Hefei Heyi Aviation plans to launch its commercial services at key locations, starting with Luogang Park. Passengers will soon be able to experience innovative urban air commuting and scenic aerial tours, enjoying spectacular views of Hefei’s vibrant cityscape and surrounding landscapes.
Beijing Pauses New State-owned Enterprises Collaborations with Li Ka-shing Amid Panama Port Sale Controversy
Beijing has instructed state-owned enterprises to pause new collaborations with businesses linked to Hong Kong billionaire Li Ka-shing. This directive follows CK Hutchison’s plan to sell two Panama ports to a BlackRock-led consortium. The $19 billion deal became politically charged when US President Donald Trump framed it as America reclaiming strategic assets from Chinese influence.
The pause order does not affect existing partnerships and may not lead to permanent restrictions. However, it signals Beijing’s displeasure with the 96-year-old tycoon’s business decisions.
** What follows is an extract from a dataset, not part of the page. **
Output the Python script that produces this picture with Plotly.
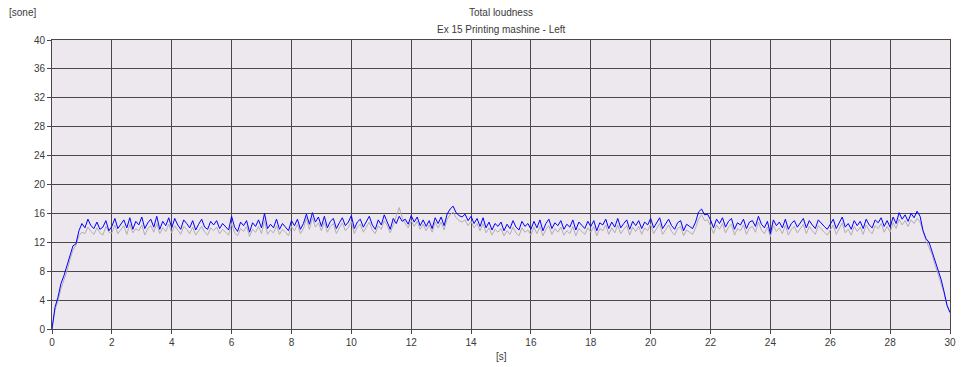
import plotly.graph_objects as go

# time axis: 0.0 .. 30.0 s, step 0.1 s
time_s = [round(i * 0.1, 1) for i in range(301)]

blue_left = [
    0.0, 3.0, 4.4, 6.3, 7.4, 8.8, 10.4, 11.5, 11.8, 13.6,
    14.6, 14.0, 15.2, 14.3, 13.9, 14.8, 13.8, 14.1, 15.0, 13.6,
    14.2, 15.3, 13.9, 14.6, 15.1, 14.0, 15.4, 13.8, 14.9, 14.4,
    15.5, 13.9, 14.7, 15.2, 14.1, 15.6, 13.8, 14.9, 14.3, 15.4,
    14.0, 15.3, 14.4, 13.8, 15.1, 14.6, 14.0, 15.0, 13.7, 14.5,
    15.2, 14.1, 13.8, 14.9, 14.4, 15.0, 13.9, 14.6, 14.2, 13.7,
    15.6, 14.1, 13.5, 14.8, 14.3, 15.0, 13.4, 14.7, 14.2, 15.1,
    14.0, 16.0, 13.9, 14.5, 14.0, 15.2, 13.8, 14.6, 14.1, 13.6,
    15.0, 14.3, 15.2, 13.8, 14.6, 15.9, 14.5, 16.1, 14.8, 15.5,
    14.2, 15.6, 14.0, 14.9, 15.3, 13.9, 14.7, 15.4, 14.3, 14.8,
    15.7, 13.9, 14.8, 15.2, 14.1, 14.9, 15.6, 14.4, 13.8, 15.1,
    14.4, 15.8, 14.9, 13.8, 15.3, 14.6, 15.6, 14.9, 15.2, 14.5,
    15.7, 14.8, 15.5, 14.3, 15.1, 14.2, 15.0, 13.9, 15.4, 14.6,
    15.5, 14.3, 15.9, 16.6, 17.0, 16.1, 15.7, 15.5, 15.9, 15.0,
    15.6, 14.6, 15.3, 14.2, 15.4, 14.0, 14.8, 13.7, 14.6, 14.2,
    14.8, 13.6, 14.5, 13.9, 15.0, 14.1, 13.7, 14.9, 14.2, 14.6,
    13.8, 14.9, 14.0, 15.1, 13.6, 14.6, 15.2, 13.9, 14.7, 14.3,
    15.0, 13.8, 14.5, 14.1, 15.1, 13.7, 14.8, 14.4, 13.9, 14.9,
    14.2, 15.0, 13.6, 14.7, 14.4, 15.2, 13.9, 14.8, 14.1, 15.3,
    14.0, 14.6, 15.1, 13.8, 14.9, 14.3, 15.0, 13.9, 14.8, 14.4,
    15.3, 14.0, 14.8, 15.4, 13.9, 14.6, 15.2, 14.3, 13.8, 14.7,
    15.0, 13.6, 14.5, 14.2, 13.9, 14.8, 16.2, 16.6, 15.8, 15.9,
    15.1, 14.0, 15.2, 14.6, 15.4, 14.1, 14.9, 15.3, 13.8, 14.7,
    14.4, 15.2, 13.9, 14.8, 15.0, 14.2, 15.6, 14.5, 14.0, 14.9,
    13.2, 15.1, 14.3, 14.8, 14.0, 15.2, 13.8, 14.6, 15.0, 14.1,
    14.7, 15.3, 14.0, 15.0, 14.4, 13.9, 15.1, 14.6, 14.2, 13.8,
    14.5, 15.2, 13.9, 14.8, 15.5, 14.1, 14.6, 13.8, 15.0, 14.3,
    14.9, 13.9, 15.2, 14.4, 14.0, 15.1, 14.7, 15.4, 14.2, 15.0,
    14.1, 15.5, 14.6, 16.1, 15.2, 15.8, 14.9, 16.0, 15.4, 16.3,
    15.6, 13.6, 12.5, 12.0, 10.8, 9.3, 8.2, 6.9, 5.2, 3.3,
    2.3,
]

gray_ref = [
    0.0, 2.6, 3.9, 5.6, 6.8, 8.0, 9.6, 10.9, 11.6, 12.9,
    13.4, 13.2, 14.1, 13.5, 13.1, 14.0, 13.3, 13.0, 14.2, 13.4,
    13.3, 14.4, 13.2, 13.8, 14.3, 13.1, 14.5, 13.3, 13.9, 13.6,
    14.4, 13.0, 13.9, 14.3, 13.4, 14.6, 13.2, 14.0, 13.5, 14.5,
    13.3, 14.3, 13.6, 13.1, 14.2, 13.8, 13.2, 14.1, 13.0, 13.7,
    14.2, 13.4, 13.0, 14.0, 13.6, 14.1, 13.2, 13.8, 13.4, 13.0,
    14.6, 13.3, 12.9, 13.9, 13.5, 14.2, 12.8, 13.8, 13.4, 14.2,
    13.2, 15.0, 13.1, 13.7, 13.3, 14.3, 13.1, 13.8, 13.4, 12.9,
    14.2, 13.6, 14.5, 13.2, 13.9, 15.3, 13.8, 15.4, 14.1, 14.7,
    13.6, 14.8, 13.4, 14.2, 14.6, 13.2, 14.0, 14.7, 13.6, 14.1,
    14.9, 13.2, 14.1, 14.5, 13.4, 14.2, 14.8, 13.7, 13.2, 14.3,
    13.8, 15.0, 14.3, 13.3, 14.6, 15.6, 16.8, 15.4, 14.6, 14.0,
    15.0, 14.2, 14.9, 13.8, 14.5, 13.6, 14.4, 13.4, 14.8, 14.0,
    14.8, 13.7, 15.2, 15.8, 16.2, 15.4, 15.0, 14.8, 15.1, 14.3,
    14.9, 14.0, 14.6, 13.6, 14.6, 13.3, 14.0, 13.0, 13.8, 13.4,
    13.9, 12.9, 13.6, 13.1, 14.1, 13.3, 12.9, 14.0, 13.4, 13.7,
    13.0, 14.1, 13.2, 14.2, 12.9, 13.8, 14.3, 13.1, 13.9, 13.4,
    14.1, 13.0, 13.6, 13.2, 14.2, 12.9, 13.9, 13.5, 13.1, 14.0,
    13.4, 14.2, 12.9, 13.9, 13.6, 14.4, 13.1, 14.0, 13.3, 14.4,
    13.2, 13.8, 14.3, 13.0, 14.1, 13.5, 14.2, 13.1, 14.0, 13.6,
    14.5, 13.2, 14.0, 14.6, 13.1, 13.8, 14.4, 13.5, 13.0, 13.9,
    14.2, 12.9, 13.7, 13.4, 13.1, 14.0, 15.2, 15.8, 15.0, 15.1,
    14.3, 13.2, 14.4, 13.8, 14.6, 13.3, 14.1, 14.5, 13.0, 13.9,
    13.6, 14.4, 13.1, 14.0, 14.2, 13.4, 14.8, 13.7, 13.2, 14.1,
    12.8, 14.3, 13.5, 14.0, 13.2, 14.4, 13.0, 13.8, 14.2, 13.3,
    13.9, 14.5, 13.2, 14.2, 13.6, 13.1, 14.3, 13.8, 13.4, 13.0,
    13.7, 14.4, 13.1, 14.0, 14.7, 13.3, 13.8, 13.0, 14.2, 13.5,
    14.1, 13.1, 14.4, 13.6, 13.2, 14.3, 13.9, 14.6, 13.4, 14.2,
    13.4, 14.7, 13.9, 15.2, 14.4, 15.0, 14.2, 15.1, 14.6, 15.3,
    14.8, 13.5, 12.2, 11.3, 10.3, 8.9, 7.7, 6.4, 5.0, 3.2,
    2.2,
]

x_ticks = list(range(0, 31, 2))
y_ticks = list(range(0, 41, 4))

title_text = "Total loudness"
subtitle_text = "Ex 15 Printing mashine - Left"
y_unit = "[sone]"
x_unit = "[s]"

FONT = "Liberation Sans, Arial, sans-serif"
TXT = "#3a3a3a"
GRID = "#4A464A"

fig = go.Figure()
fig.add_trace(go.Scatter(x=time_s, y=gray_ref, mode="lines",
                         line=dict(color="#B2AEB2", width=1), showlegend=False,
                         hoverinfo="skip"))
fig.add_trace(go.Scatter(x=time_s, y=blue_left, mode="lines",
                         line=dict(color="#0000FF", width=1), showlegend=False))

W, H = 965, 367
L, R, T, B = 52, 9, 40, 38
ph = H - T - B
pw = W - L - R

def py(p):
    return (H - B - p) / ph

def px(p):
    return (p - L) / pw

fig.update_layout(
    width=W, height=H,
    margin=dict(l=L, r=R, t=T, b=B, pad=0),
    paper_bgcolor="white",
    plot_bgcolor="#EDE7EE",
    font=dict(family=FONT, size=10, color=TXT),
    xaxis=dict(range=[0, 30], tickvals=x_ticks, ticktext=[str(v) for v in x_ticks],
               showgrid=True, gridcolor=GRID, gridwidth=1,
               showline=True, linecolor=GRID, linewidth=1, mirror=True,
               ticks="outside", ticklen=4, tickcolor=GRID,
               zeroline=False, tickfont=dict(size=10, color=TXT)),
    yaxis=dict(range=[0, 40], tickvals=y_ticks, ticktext=[str(v) for v in y_ticks],
               showgrid=True, gridcolor=GRID, gridwidth=1,
               showline=True, linecolor=GRID, linewidth=1, mirror=True,
               ticks="outside", ticklen=4, tickcolor=GRID,
               zeroline=False, tickfont=dict(size=10, color=TXT)),
    annotations=[
        dict(text=title_text, xref="paper", yref="paper", x=0.5, y=py(12),
             xanchor="center", yanchor="middle", showarrow=False,
             font=dict(size=10, color=TXT)),
        dict(text=subtitle_text, xref="paper", yref="paper", x=0.5, y=py(29),
             xanchor="center", yanchor="middle", showarrow=False,
             font=dict(size=10, color=TXT)),
        dict(text=y_unit, xref="paper", yref="paper", x=px(7), y=py(12),
             xanchor="left", yanchor="middle", showarrow=False,
             font=dict(size=10, color=TXT)),
        dict(text=x_unit, xref="paper", yref="paper", x=px(504), y=py(356),
             xanchor="center", yanchor="middle", showarrow=False,
             font=dict(size=10, color=TXT)),
    ],
)

fig.write_html("out.html", config={"displayModeBar": False},
               post_script="document.body.style.margin='0';document.body.style.padding='0';")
Chinese regulators are also reviewing the Li family’s global investments to better understand their operations. CK Hutchison’s shares showed volatility following the news, as investors await the April 2 signing date.
China’s Foreign Ministry emphasized opposition to “economic coercion and bullying” when addressing the situation. Beijing is investigating the deal for potential security and antitrust violations, though its leverage may be limited. Analysts suggest the massive cash injection from the port sale might outweigh any setbacks in Li’s mainland China operations.
The impact on Li’s business empire may be contained, as CK Hutchison derives only 12% of its revenue from Hong Kong and mainland China. His son Victor’s property arm has significant mainland exposure with one-fifth of its rental properties there. Meanwhile, younger son Richard’s recent invitation to a Beijing summit suggests the family isn’t entirely blacklisted. Despite tensions, the parties involved are proceeding toward the planned signing date.